I will argue -- Single path expression vs multiple path expressions looks
intuitive to me for getting duplicate nodes or not. Single Path expression
=> no duplicate nodes, multiple path expression => duplicate nodes might
appear. I think the only advantage of this might be that any path
expression will *always* terminate..???
Let me try an example (in some abstract syntax) --
Consider the type definition as
part (name, price, @subParts::IDREFS -> part)
If you just want to know the different subparts of a part, say p1 --
p1/(@subParts->part)*/name
the above will result in no duplicates.
otherwise, do something like
function hedge [part] getSubparts (part p) {
hedge [part] h1 = p/@subParts->part);
hedge [part] h = [];
for (each node n in h1) {
append (part) n to h;
append getSubparts ((part) n) to h;
}
return h;
}
The query will be getSubparts (p1)/name
the above will result in duplicates.
How do you think??? -- UNION, INTERSECT, EXCEPT are set operations.. their
semantics seem well-defined...??? they are not for dealing with
hedges..???
please note -- I am sure you know -- to me, hedge is an ordered list of
trees, forest is an unordered set of trees ... (i think communication is
cleaner if we use the above convention..???)
> >b) The data model appears still quite incomplete to me -- do you want to
> >use IDREFS to represent ordered list of elements?? --
>
> In general, elements do not have IDs, so this would not work.
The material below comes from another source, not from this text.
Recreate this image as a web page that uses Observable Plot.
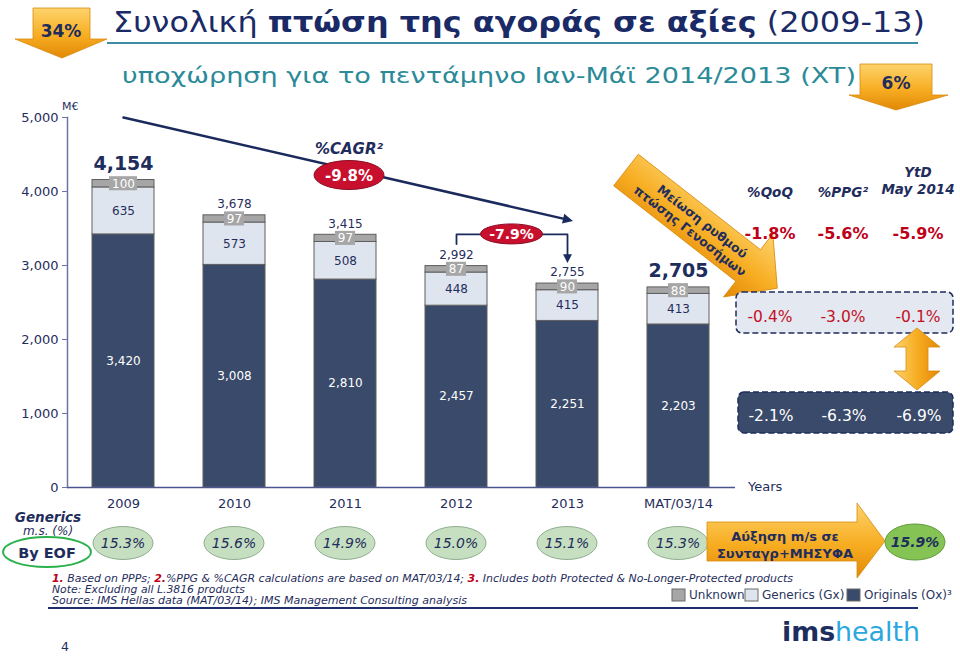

We use node
> identity, which is an inherent property of the nodes. In an object oriented
> system, you can think of this as the physical address of the node, or you
> can pretend that the system automatically numbers the nodes when it parses
> the document. There are many ways to implement node identity.
I might not agree...??? IDREF is like a foreign key, and IDREFS is like a
collection of foreign keys to me (a collection of foreign keys was never
really there in any other data model before)... I think IDREF(S) represent
an easier way of representing queries and navigation operations than using
joins explicitly... ??? In short, I think IDREF and IDREFS are quite
useful...
> >is document order the only order in which you want to use???
>
> No, of course not.
>
> >for example, consider types --
> >Book, Person, with an IDREFS attribute for Books referring to Person
> >representing the list of Authors in one xml document -- so is there a way
> >of getting the list of Authors as such without using some additional
> >attribute for representing order (as we have to do in the relational
> >model)?? -- I think use of IDREFS for representing ordered binary
> >relationships without attributes might be useful...???
>
> Since most XML does not have an ID for every element, and no XML has ID
> attributes for other node types, the IDREFS trick simply will not work. We
> use inherent identity instead.
>
> I think you are searching for the unordered() function, which allows the
> system to return, say, a list of authors, in any order it finds efficient.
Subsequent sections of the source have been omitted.